Memang, faktor lingkungan
juga menjadi salah satu penyebabnya. Terkadang lingkungan cenderung tidak dapat
menerima situasi yang terjadi pada diri si ibu bahkan menolak kehadiran bayi
serta lebih menjustifikasi. Kebanyakan lingkungan cenderung memandang sinis,
menghina, dari pada merangkul dan membimbing. Perempuan hamil memiliki
perubahan baik dalam fisik maupun kejiwaan, bahkan dalam situasi normal sangat
membutuhkan perasaan ketenangan dan kenyamanan. Dan perempuan yang hamil di
luar menikah ini, tekanannya tentu akan lebih besar.
Dampak Buruk Perzinaan!
Perilaku semacam itu terus
silih terjadi berganti sebagaimana yang diberitakan oleh berbagai media massa
kepada khalayak. Padalah dampak buruk dari perzinaan sangat banyak, seperti dapat
menghancurkan masa depan anak, mendorong
perbuatan dosa besar seperti: aborsi, bunuh diri karena merasa malu, mengundang
penyakit AIDS, dan lain sebagainya.
Mestinya sudah cukup menjadi
pelajaran bagi kita untuk memahami dampak buruk baik perzinaan, di dunia maupun
di akhirat. Allah Subhanahu wata’ala
berfirman:
“Dan
janganlah kamu mendekati zina, sesungguhnya zina itu adalah suatu perbuatan
yang keji dan jalan yang buruk“. (Q.S al-Isra’: 32)

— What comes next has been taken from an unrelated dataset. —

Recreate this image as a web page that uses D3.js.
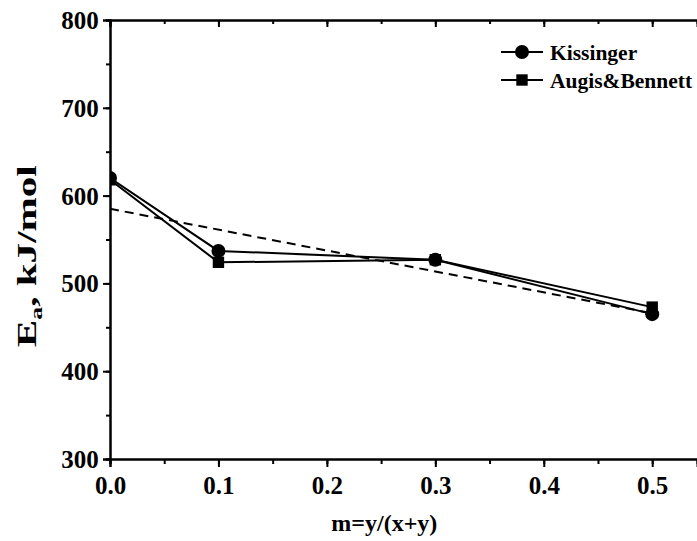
<!DOCTYPE html>
<html>
<head>
<meta charset="UTF-8">
<script src="https://cdnjs.cloudflare.com/ajax/libs/d3/7.8.5/d3.min.js"></script>
<style>
  body { margin: 0; background: #fff; }
  text { font-family: "Liberation Serif", "Times New Roman", serif; font-weight: bold; fill: #000; }
</style>
</head>
<body>
<script>
// data
var mValues = [0.0, 0.1, 0.3, 0.5];
var kissinger = [620, 537, 527, 465];
var augisBennett = [618, 524, 527, 473];
var fitX = [0.0, 0.5];
var fitY = [585, 466];
var xTicks = [0.0, 0.1, 0.2, 0.3, 0.4, 0.5];
var yTicks = [300, 400, 500, 600, 700, 800];

var W = 697, H = 541;
var margin = {top: 20, right: 0, bottom: 82, left: 110};

var svg = d3.select("body").append("svg")
    .attr("width", W).attr("height", H);

// x domain runs past the window edge (right frame is cut off)
var x = d3.scaleLinear().domain([0, 0.5413]).range([margin.left, W]);
var y = d3.scaleLinear().domain([300, 800]).range([H - margin.bottom, margin.top]);

svg.append("clipPath").attr("id", "plot")
  .append("rect")
    .attr("x", margin.left).attr("y", margin.top)
    .attr("width", W - margin.left).attr("height", H - margin.bottom - margin.top);

var plot = svg.append("g").attr("clip-path", "url(#plot)");

// dashed linear fit
plot.append("path")
    .datum(d3.zip(fitX, fitY))
    .attr("d", d3.line().x(function(d) { return x(d[0]); }).y(function(d) { return y(d[1]); }))
    .attr("fill", "none").attr("stroke", "#000")
    .attr("stroke-width", 2).attr("stroke-dasharray", "9,6");

var line = d3.line()
    .x(function(d) { return x(d[0]); })
    .y(function(d) { return y(d[1]); });

plot.append("path")
    .datum(d3.zip(mValues, kissinger))
    .attr("d", line).attr("fill", "none").attr("stroke", "#000").attr("stroke-width", 2);

plot.append("path")
    .datum(d3.zip(mValues, augisBennett))
    .attr("d", line).attr("fill", "none").attr("stroke", "#000").attr("stroke-width", 2);

var sq = d3.symbol().type(d3.symbolSquare).size(130);
plot.selectAll(".sq").data(d3.zip(mValues, augisBennett)).enter()
  .append("path").attr("class", "sq")
    .attr("d", sq)
    .attr("transform", function(d) { return "translate(" + x(d[0]) + "," + y(d[1]) + ")"; });

plot.selectAll(".ci").data(d3.zip(mValues, kissinger)).enter()
  .append("circle").attr("class", "ci")
    .attr("cx", function(d) { return x(d[0]); })
    .attr("cy", function(d) { return y(d[1]); })
    .attr("r", 7);

// axes
var minorX = d3.range(0, 0.56, 0.05);
var minorY = d3.range(300, 801, 50);

var gx = svg.append("g").attr("transform", "translate(0," + y(300) + ")");
gx.call(d3.axisBottom(x).tickValues(minorX).tickSize(5).tickFormat(""));
gx.append("g").call(d3.axisBottom(x).tickValues(xTicks).tickSize(8).tickFormat(d3.format(".1f")));

var gtop = svg.append("g").attr("transform", "translate(0," + y(800) + ")");
gtop.call(d3.axisBottom(x).tickValues(minorX).tickSize(4).tickFormat(""));
gtop.append("g").call(d3.axisBottom(x).tickValues(xTicks).tickSize(7).tickFormat(""));

var gy = svg.append("g").attr("transform", "translate(" + x(0) + ",0)");
gy.call(d3.axisLeft(y).tickValues(minorY).tickSize(4).tickFormat(""));
gy.append("g").call(d3.axisLeft(y).tickValues(yTicks).tickSize(7).tickFormat(d3.format("d")));

svg.selectAll(".domain").attr("stroke-width", 2).attr("stroke", "#000");
svg.selectAll(".tick line").attr("stroke-width", 2).attr("stroke", "#000");
svg.selectAll(".tick text")
    .attr("font-family", "Liberation Serif").attr("font-weight", "bold")
    .attr("font-size", 25).attr("fill", "#000");
gx.selectAll(".tick text").attr("dy", "0.95em");
gy.selectAll(".tick text").attr("dx", "-0.05em").attr("dy", "0.34em");

// axis titles
svg.append("text")
    .attr("x", x(0.253)).attr("y", 531)
    .attr("text-anchor", "middle").attr("font-size", 24)
    .text("m=y/(x+y)");

// y title is drawn stretched along its length in the reference
var yt = svg.append("text")
    .attr("text-anchor", "middle").attr("font-size", 27);
yt.append("tspan").text("E");
yt.append("tspan").attr("font-size", 17).attr("dy", 6).text("a");
yt.append("tspan").attr("dy", -6).text(", kJ/mol");
var len = yt.node().getComputedTextLength();
yt.attr("transform", "translate(36," + y(531) + ") rotate(-90) scale(" + (182 / len) + ",1)");

// legend
var legend = [
  {name: "Kissinger", shape: "circle", y: 52},
  {name: "Augis&Bennett", shape: "square", y: 80}
];
legend.forEach(function(l) {
  svg.append("line").attr("x1", 501).attr("x2", 543)
      .attr("y1", l.y).attr("y2", l.y)
      .attr("stroke", "#000").attr("stroke-width", 2);
  if (l.shape === "circle") {
    svg.append("circle").attr("cx", 522).attr("cy", l.y).attr("r", 7);
  } else {
    svg.append("path").attr("d", sq).attr("transform", "translate(522," + l.y + ")");
  }
  svg.append("text").attr("x", 550).attr("y", l.y + 8)
      .attr("font-size", 21.5).text(l.name);
});
</script>
</body>
</html>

“Dan orang-orang yang tidak
menyembah tuhan yang lain beserta Allah dan tidak membunuh jiwa yang diharamkan
Allah (membunuhnya) kecuali dengan (alasan) yang benar, dan tidak berzina,
barangsiapa yang melakukan demikian itu, niscaya dia mendapat (pembalasan) dosa
(nya), (yakni) akan dilipat gandakan azab untuknya pada hari kiamat dan dia
akan kekal dalam azab itu, dalam keadaan terhina.” (al-Furqân/25: 68-69).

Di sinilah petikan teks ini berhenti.